125-132. Despite Virgil's Lucanian exertions, Antaeus still needs more persuading. Dante, Virgil tells him, can do what he himself did not do: make the giant famous. Perhaps Antaeus was a better reader of classical texts than some imagine; his lip was still curled with disdain after Virgil's praise had ended. But fame is the spur;(4) Antaeus bends and grasps Virgil, in a benevolent replay of his own death scene, when Hercules held him in his hands.

In such ways Dante uses the Antaeus episode to play a literary game with his classical texts and with the figure of Virgil in his poem, forced to take on the role of understudy to the later Lucan in materia Antaei. And while all the twists and turns "make sense" with regard to the poem's essential strategy, one has the feeling that Dante's main purpose here was enjoyment.

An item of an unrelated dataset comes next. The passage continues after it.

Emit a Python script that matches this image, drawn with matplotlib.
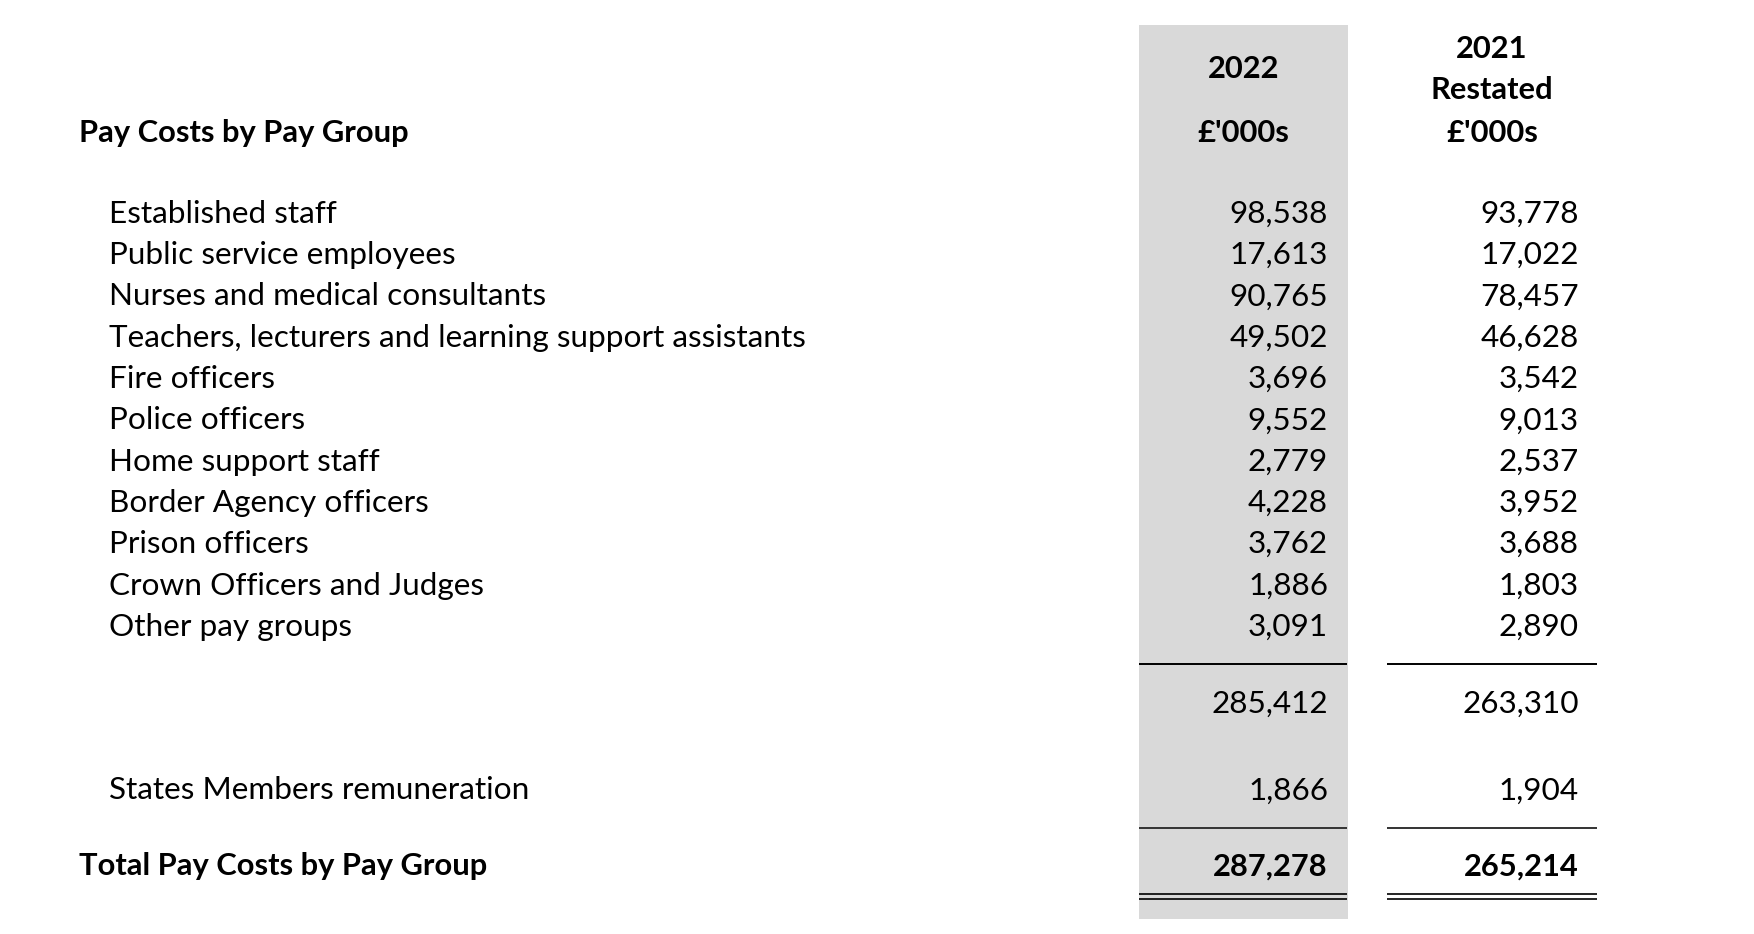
import matplotlib
matplotlib.use("Agg")
import matplotlib.pyplot as plt
from matplotlib.patches import Rectangle

# ---------------- data ----------------
title = "Pay Costs by Pay Group"
col_2022_header = ["2022", "£'000s"]
col_2021_header = ["2021", "Restated", "£'000s"]
categories = [
    "Established staff",
    "Public service employees",
    "Nurses and medical consultants",
    "Teachers, lecturers and learning support assistants",
    "Fire officers",
    "Police officers",
    "Home support staff",
    "Border Agency officers",
    "Prison officers",
    "Crown Officers and Judges",
    "Other pay groups",
]
values_2022 = [98538, 17613, 90765, 49502, 3696, 9552, 2779, 4228, 3762, 1886, 3091]
values_2021 = [93778, 17022, 78457, 46628, 3542, 9013, 2537, 3952, 3688, 1803, 2890]
subtotal_2022 = 285412
subtotal_2021 = 263310
states_label = "States Members remuneration"
states_2022 = 1866
states_2021 = 1904
total_label = "Total Pay Costs by Pay Group"
total_2022 = 287278
total_2021 = 265214

# ---------------- layout (pixel coordinates) ----------------
W, H = 1754, 934
FONT = "Lato"
fig = plt.figure(figsize=(W / 100, H / 100), dpi=100)
ax = fig.add_axes([0, 0, 1, 1])
ax.set_xlim(0, W)
ax.set_ylim(H, 0)
ax.axis("off")

# fit font size so that the longest label spans the reference width
probe = ax.text(0, 0, categories[3], fontsize=20, family=FONT)
fig.canvas.draw()
w = probe.get_window_extent(fig.canvas.get_renderer()).width
fs = 20 * 697 / w
probe.remove()
em_px = fs * 100 / 72
cap_off = 0.36 * em_px


def put(x, yc, s, ha="left", bold=False):
    ax.text(x, yc + cap_off, s, fontsize=fs * (0.98 if bold else 1.0), family=FONT,
            ha=ha, va="baseline", fontweight="bold" if bold else "normal",
            color="black")


fmt = lambda v: f"{v:,}"

# grey column for 2022
g_left, g_right = 1139, 1348
ax.add_patch(Rectangle((g_left, 25), g_right - g_left, 919 - 25, facecolor="#D9D9D9",
                       edgecolor="none", zorder=0))
c1_x = (g_left + g_right) / 2
w_left, w_right = 1387, 1597
c2_x = (w_left + w_right) / 2
r1, r2 = 1328, 1579
lab_x, ind_x = 79, 109

# headers
put(c1_x, 67, col_2022_header[0], ha="center", bold=True)
put(c1_x, 131, col_2022_header[1], ha="center", bold=True)
put(c2_x, 47, col_2021_header[0], ha="center", bold=True)
put(c2_x, 88, col_2021_header[1], ha="center", bold=True)
put(c2_x, 131, col_2021_header[2], ha="center", bold=True)
put(lab_x, 131, title, bold=True)

# rows
y0, step = 211.5, 41.3
for i, (c, a, b) in enumerate(zip(categories, values_2022, values_2021)):
    y = y0 + i * step
    put(ind_x, y, c)
    put(r1, y, fmt(a), ha="right")
    put(r2, y, fmt(b), ha="right")

# rules
lw = 1.4
for (xa, xb) in [(g_left, g_right - 1), (w_left, w_right)]:
    ax.plot([xa, xb], [664, 664], color="black", lw=lw, solid_capstyle="butt")
    ax.plot([xa, xb], [828, 828], color="#333333", lw=lw, solid_capstyle="butt")
    ax.plot([xa, xb], [894, 894], color="black", lw=1.2, solid_capstyle="butt")
    ax.plot([xa, xb], [898.5, 898.5], color="black", lw=1.2, solid_capstyle="butt")

put(r1, 701, fmt(subtotal_2022), ha="right")
put(r2, 701, fmt(subtotal_2021), ha="right")

put(ind_x, 788, states_label)
put(r1, 788, fmt(states_2022), ha="right")
put(r2, 788, fmt(states_2021), ha="right")

put(lab_x, 864, total_label, bold=True)
put(r1, 864, fmt(total_2022), ha="right", bold=True)
put(r2, 864, fmt(total_2021), ha="right", bold=True)

fig.savefig("out.png", dpi=100, facecolor="white")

(1) But see Georg Rabuse, "Dantes Antäus-Episode, der Höllengrund und das Somnium Scipionis," Archiv für Kulturgeschichte 43 (1961): 18-51. For other important treatments of this canto, if with less on the presence and behavior of Antaeus in it, see André Pézard, "Le chant des géants," Annales du centre universitaire méditerranéen 11 (1957-58): 195-214; Christopher Kleinhenz, "Dante's Towering Giants: Inferno XXXI," Romance Philology 27 (1974): 269-85. This note is based upon materials in my commentary to Inferno, found in the Princeton Dante Project (http://www.princeton.edu/dante), as well as in a new translation (by Robert and Jean Hollander), with my marginalia, scheduled for publication by Doubleday in December 2000.
(2) Pézard, p. 206, points out that Virgil takes pains not to remind Antaeus of Hercules (their duellum is also remembered at Convivio III.iii.7 and Monarchia II.vii.10, inter alia), since such recollection would disturb him. As he exclaims, "Que d'intentions cache'es en ces vers!"
(3) Giorgio Padoan, "Anteo," ED I, pp. 296-97, points out that Lucan is Dante's prime source in this scene.
(4) Rabuse, pp. 30-31, clearly sees the ironic play in this moment, since the fame that Dante grants Antaeus is not glory, but dispraise.